Question

This works:

class MyClass
{
    int a;

    public MyClass()
    {
        int b = a;
    }
}

But this gives a compiler error ("Use of unassigned local variable 'a'"):

class MyClass
{
    public MyClass()
    {
        int a;
        int b = a;
    }
}

As far as I can tell this happens because in the first example, technically, the compiler doesn't know that 'a' is not assigned. In the latter example, 'a' is defined locally, and therefore is easy to track.

But why does the latter example not work?

Don't integers default to 0? Is this something the compiler enforces for "best practices". Or is there another reason?

Was it helpful?

Solution

In the first example it is a field. Fields automatically default to 0/false/null. In the second example it is a variable. Variables are not defaulted, and must have "definite assignment" before they are used.

Essentially, when creating an object (or initializing a struct) it zeros the memory (or in the case of a non-default struct ctor, forces you to manually initialize everything). However, variables are so common (in every method) that it doesn't want the overhead of having to zero the stack all the time. It instead forces you to indicate the initial value.

OTHER TIPS

Don't integers default to 0?

They do when they're data members of a class, but not when they're a local variable: local variables need to be initialized explicitly before they're used, hence the compiler error.

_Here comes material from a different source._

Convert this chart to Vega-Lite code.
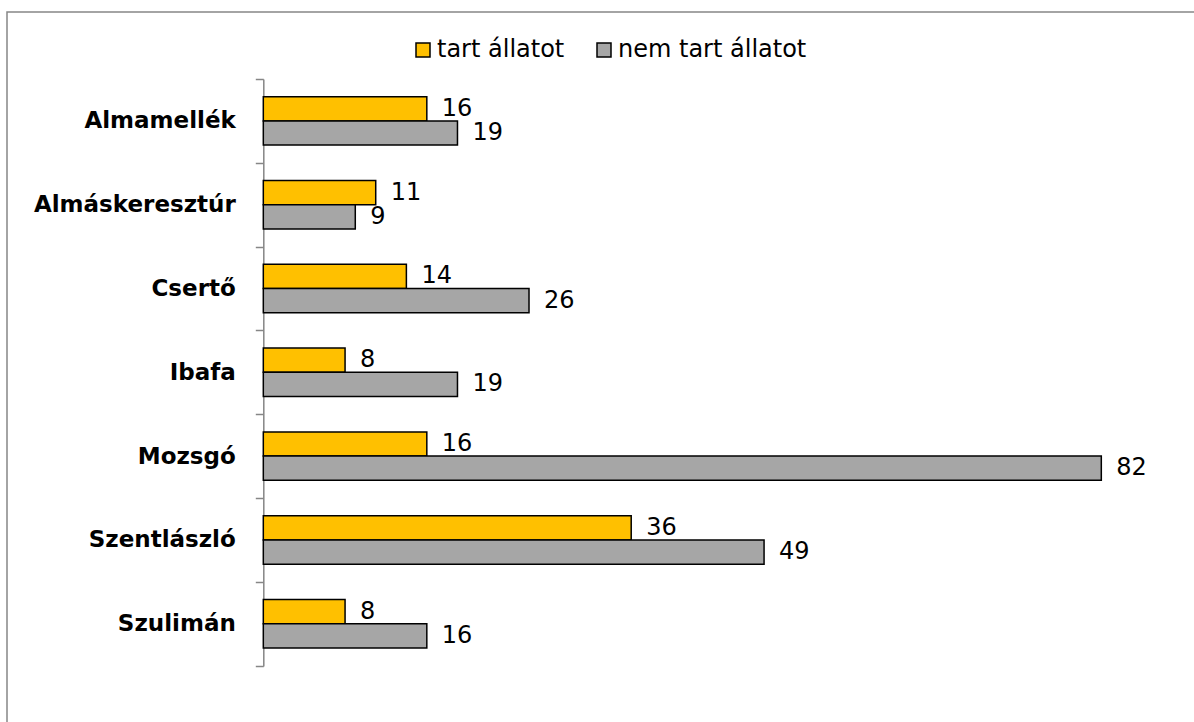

When you instantiate a new instance of a class all the memory that the object needs is "zeroed" ints are set to 0 strings are set to null etc. This is to avoid a lot of the weird memory bugs and hacks that were possible in C(++). Unfortunately this also has a small processing cost, so when you create a local variable the language assumes is that you will set the value yourself very soon and doesn't bother zeroing it to decrease the total number of required instructions. To offset the risk of using unset memory this introduces the compiler checks to ensure that a value has been set before it will allow you to use the variable.

That could be because variable declared at class level cannot be assigned value at the same scope (other than when declaring)

e.g

class Test
{
   int a;

   a = 0; // this is not allowed at class level & hence a initialized to default
}

whereas

class Test
{
   void test()
   {
     int a;
     int b = a;

     a = 20; // this is allowed
   }
}

As per my knowledge when we declare a variable in class and created an object then the default constructor initializes the variable and so there is no need for initializing the class variables. But coming to the methods in class there is no constructor or anything to initialize those variables so we cannot assign uninitialized variables in the methods.